#### Recorded information
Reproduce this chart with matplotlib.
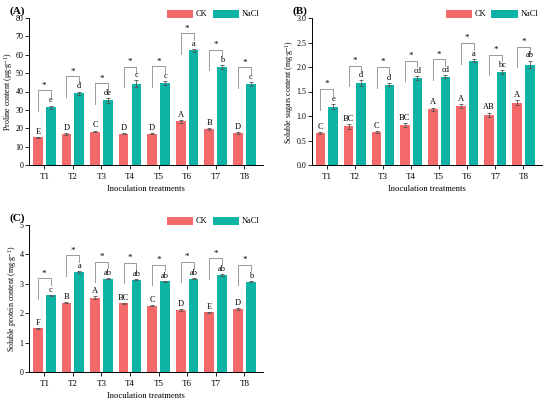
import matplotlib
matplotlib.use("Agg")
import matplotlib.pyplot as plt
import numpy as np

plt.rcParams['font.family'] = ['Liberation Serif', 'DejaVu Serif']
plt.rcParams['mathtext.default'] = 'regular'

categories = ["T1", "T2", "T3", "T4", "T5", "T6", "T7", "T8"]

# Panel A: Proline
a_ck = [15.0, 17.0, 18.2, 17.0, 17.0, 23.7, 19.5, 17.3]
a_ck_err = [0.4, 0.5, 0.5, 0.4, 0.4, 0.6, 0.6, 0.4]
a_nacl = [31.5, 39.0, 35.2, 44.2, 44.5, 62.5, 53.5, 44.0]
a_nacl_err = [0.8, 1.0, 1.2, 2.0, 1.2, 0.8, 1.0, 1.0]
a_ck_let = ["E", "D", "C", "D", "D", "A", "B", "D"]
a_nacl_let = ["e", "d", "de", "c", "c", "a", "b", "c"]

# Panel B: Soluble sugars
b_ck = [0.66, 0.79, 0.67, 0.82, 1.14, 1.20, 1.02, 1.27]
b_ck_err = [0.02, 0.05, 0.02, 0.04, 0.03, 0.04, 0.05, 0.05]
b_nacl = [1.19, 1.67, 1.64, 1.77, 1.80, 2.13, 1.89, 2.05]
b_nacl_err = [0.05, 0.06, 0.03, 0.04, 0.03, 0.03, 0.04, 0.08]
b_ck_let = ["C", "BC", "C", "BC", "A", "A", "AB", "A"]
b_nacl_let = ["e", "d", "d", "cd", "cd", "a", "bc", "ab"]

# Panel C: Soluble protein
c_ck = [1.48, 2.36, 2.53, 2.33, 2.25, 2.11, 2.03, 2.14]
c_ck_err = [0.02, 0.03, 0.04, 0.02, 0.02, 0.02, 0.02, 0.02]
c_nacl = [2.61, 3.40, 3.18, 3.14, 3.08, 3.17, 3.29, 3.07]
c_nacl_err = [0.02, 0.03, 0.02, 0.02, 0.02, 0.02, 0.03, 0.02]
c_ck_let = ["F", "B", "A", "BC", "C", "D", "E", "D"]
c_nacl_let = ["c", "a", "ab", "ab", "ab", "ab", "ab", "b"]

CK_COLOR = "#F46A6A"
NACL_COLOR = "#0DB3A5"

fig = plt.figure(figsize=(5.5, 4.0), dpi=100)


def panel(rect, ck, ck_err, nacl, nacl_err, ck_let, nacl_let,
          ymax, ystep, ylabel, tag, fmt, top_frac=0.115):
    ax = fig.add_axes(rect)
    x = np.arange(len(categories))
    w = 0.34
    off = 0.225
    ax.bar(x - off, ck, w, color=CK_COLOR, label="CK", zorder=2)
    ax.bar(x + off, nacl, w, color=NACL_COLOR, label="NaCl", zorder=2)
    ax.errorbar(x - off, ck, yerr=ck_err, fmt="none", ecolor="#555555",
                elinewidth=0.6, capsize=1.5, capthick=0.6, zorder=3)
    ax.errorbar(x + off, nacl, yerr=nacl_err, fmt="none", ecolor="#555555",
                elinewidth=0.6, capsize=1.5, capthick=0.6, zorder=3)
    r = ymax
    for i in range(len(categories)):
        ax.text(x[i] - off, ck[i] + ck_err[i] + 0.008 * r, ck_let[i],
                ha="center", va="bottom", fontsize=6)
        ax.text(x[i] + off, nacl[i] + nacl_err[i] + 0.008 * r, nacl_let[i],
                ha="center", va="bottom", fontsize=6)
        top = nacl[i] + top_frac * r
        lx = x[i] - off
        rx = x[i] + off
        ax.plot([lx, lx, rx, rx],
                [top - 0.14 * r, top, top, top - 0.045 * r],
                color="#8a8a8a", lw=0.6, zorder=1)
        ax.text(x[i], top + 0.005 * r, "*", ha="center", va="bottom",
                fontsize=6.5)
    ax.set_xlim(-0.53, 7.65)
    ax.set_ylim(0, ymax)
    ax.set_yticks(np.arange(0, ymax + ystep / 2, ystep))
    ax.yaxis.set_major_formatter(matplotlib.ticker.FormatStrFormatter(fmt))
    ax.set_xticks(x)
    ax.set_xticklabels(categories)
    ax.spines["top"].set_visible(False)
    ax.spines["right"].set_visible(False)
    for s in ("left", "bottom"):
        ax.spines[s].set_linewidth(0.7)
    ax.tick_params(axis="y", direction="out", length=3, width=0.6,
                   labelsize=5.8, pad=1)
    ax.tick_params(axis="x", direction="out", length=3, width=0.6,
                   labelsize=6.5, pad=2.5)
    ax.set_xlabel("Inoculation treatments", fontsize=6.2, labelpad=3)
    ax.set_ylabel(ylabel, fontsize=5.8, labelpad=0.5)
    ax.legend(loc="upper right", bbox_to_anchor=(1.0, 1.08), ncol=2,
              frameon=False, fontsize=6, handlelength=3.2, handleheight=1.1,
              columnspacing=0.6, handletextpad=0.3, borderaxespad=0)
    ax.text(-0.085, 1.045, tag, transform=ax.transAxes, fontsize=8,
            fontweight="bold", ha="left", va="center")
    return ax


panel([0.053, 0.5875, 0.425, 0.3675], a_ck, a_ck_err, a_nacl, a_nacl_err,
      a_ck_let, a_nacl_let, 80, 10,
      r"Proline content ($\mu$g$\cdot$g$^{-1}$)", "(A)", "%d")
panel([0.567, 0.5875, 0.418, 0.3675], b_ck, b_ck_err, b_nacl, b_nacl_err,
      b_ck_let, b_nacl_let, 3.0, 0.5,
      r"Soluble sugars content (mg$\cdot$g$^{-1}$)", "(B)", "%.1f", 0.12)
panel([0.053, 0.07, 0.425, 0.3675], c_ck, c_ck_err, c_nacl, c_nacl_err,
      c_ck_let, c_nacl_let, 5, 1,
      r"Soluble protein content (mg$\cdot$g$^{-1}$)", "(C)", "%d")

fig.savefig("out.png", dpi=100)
########
■ The exercise:
Extract the full listing exactly, with the pictures left out.

■ Written response:
Reproduce this chart with matplotlib.
import matplotlib
matplotlib.use("Agg")
import matplotlib.pyplot as plt
import numpy as np

plt.rcParams['font.family'] = ['Liberation Serif', 'DejaVu Serif']
plt.rcParams['mathtext.default'] = 'regular'

categories = ["T1", "T2", "T3", "T4", "T5", "T6", "T7", "T8"]

# Panel A: Proline
a_ck = [15.0, 17.0, 18.2, 17.0, 17.0, 23.7, 19.5, 17.3]
a_ck_err = [0.4, 0.5, 0.5, 0.4, 0.4, 0.6, 0.6, 0.4]
a_nacl = [31.5, 39.0, 35.2, 44.2, 44.5, 62.5, 53.5, 44.0]
a_nacl_err = [0.8, 1.0, 1.2, 2.0, 1.2, 0.8, 1.0, 1.0]
a_ck_let = ["E", "D", "C", "D", "D", "A", "B", "D"]
a_nacl_let = ["e", "d", "de", "c", "c", "a", "b", "c"]

# Panel B: Soluble sugars
b_ck = [0.66, 0.79, 0.67, 0.82, 1.14, 1.20, 1.02, 1.27]
b_ck_err = [0.02, 0.05, 0.02, 0.04, 0.03, 0.04, 0.05, 0.05]
b_nacl = [1.19, 1.67, 1.64, 1.77, 1.80, 2.13, 1.89, 2.05]
b_nacl_err = [0.05, 0.06, 0.03, 0.04, 0.03, 0.03, 0.04, 0.08]
b_ck_let = ["C", "BC", "C", "BC", "A", "A", "AB", "A"]
b_nacl_let = ["e", "d", "d", "cd", "cd", "a", "bc", "ab"]

# Panel C: Soluble protein
c_ck = [1.48, 2.36, 2.53, 2.33, 2.25, 2.11, 2.03, 2.14]
c_ck_err = [0.02, 0.03, 0.04, 0.02, 0.02, 0.02, 0.02, 0.02]
c_nacl = [2.61, 3.40, 3.18, 3.14, 3.08, 3.17, 3.29, 3.07]
c_nacl_err = [0.02, 0.03, 0.02, 0.02, 0.02, 0.02, 0.03, 0.02]
c_ck_let = ["F", "B", "A", "BC", "C", "D", "E", "D"]
c_nacl_let = ["c", "a", "ab", "ab", "ab", "ab", "ab", "b"]

CK_COLOR = "#F46A6A"
NACL_COLOR = "#0DB3A5"

fig = plt.figure(figsize=(5.5, 4.0), dpi=100)


def panel(rect, ck, ck_err, nacl, nacl_err, ck_let, nacl_let,
          ymax, ystep, ylabel, tag, fmt, top_frac=0.115):
    ax = fig.add_axes(rect)
    x = np.arange(len(categories))
    w = 0.34
    off = 0.225
    ax.bar(x - off, ck, w, color=CK_COLOR, label="CK", zorder=2)
    ax.bar(x + off, nacl, w, color=NACL_COLOR, label="NaCl", zorder=2)
    ax.errorbar(x - off, ck, yerr=ck_err, fmt="none", ecolor="#555555",
                elinewidth=0.6, capsize=1.5, capthick=0.6, zorder=3)
    ax.errorbar(x + off, nacl, yerr=nacl_err, fmt="none", ecolor="#555555",
                elinewidth=0.6, capsize=1.5, capthick=0.6, zorder=3)
    r = ymax
    for i in range(len(categories)):
        ax.text(x[i] - off, ck[i] + ck_err[i] + 0.008 * r, ck_let[i],
                ha="center", va="bottom", fontsize=6)
        ax.text(x[i] + off, nacl[i] + nacl_err[i] + 0.008 * r, nacl_let[i],
                ha="center", va="bottom", fontsize=6)
        top = nacl[i] + top_frac * r
        lx = x[i] - off
        rx = x[i] + off
        ax.plot([lx, lx, rx, rx],
                [top - 0.14 * r, top, top, top - 0.045 * r],
                color="#8a8a8a", lw=0.6, zorder=1)
        ax.text(x[i], top + 0.005 * r, "*", ha="center", va="bottom",
                fontsize=6.5)
    ax.set_xlim(-0.53, 7.65)
    ax.set_ylim(0, ymax)
    ax.set_yticks(np.arange(0, ymax + ystep / 2, ystep))
    ax.yaxis.set_major_formatter(matplotlib.ticker.FormatStrFormatter(fmt))
    ax.set_xticks(x)
    ax.set_xticklabels(categories)
    ax.spines["top"].set_visible(False)
    ax.spines["right"].set_visible(False)
    for s in ("left", "bottom"):
        ax.spines[s].set_linewidth(0.7)
    ax.tick_params(axis="y", direction="out", length=3, width=0.6,
                   labelsize=5.8, pad=1)
    ax.tick_params(axis="x", direction="out", length=3, width=0.6,
                   labelsize=6.5, pad=2.5)
    ax.set_xlabel("Inoculation treatments", fontsize=6.2, labelpad=3)
    ax.set_ylabel(ylabel, fontsize=5.8, labelpad=0.5)
    ax.legend(loc="upper right", bbox_to_anchor=(1.0, 1.08), ncol=2,
              frameon=False, fontsize=6, handlelength=3.2, handleheight=1.1,
              columnspacing=0.6, handletextpad=0.3, borderaxespad=0)
    ax.text(-0.085, 1.045, tag, transform=ax.transAxes, fontsize=8,
            fontweight="bold", ha="left", va="center")
    return ax


panel([0.053, 0.5875, 0.425, 0.3675], a_ck, a_ck_err, a_nacl, a_nacl_err,
      a_ck_let, a_nacl_let, 80, 10,
      r"Proline content ($\mu$g$\cdot$g$^{-1}$)", "(A)", "%d")
panel([0.567, 0.5875, 0.418, 0.3675], b_ck, b_ck_err, b_nacl, b_nacl_err,
      b_ck_let, b_nacl_let, 3.0, 0.5,
      r"Soluble sugars content (mg$\cdot$g$^{-1}$)", "(B)", "%.1f", 0.12)
panel([0.053, 0.07, 0.425, 0.3675], c_ck, c_ck_err, c_nacl, c_nacl_err,
      c_ck_let, c_nacl_let, 5, 1,
      r"Soluble protein content (mg$\cdot$g$^{-1}$)", "(C)", "%d")

fig.savefig("out.png", dpi=100)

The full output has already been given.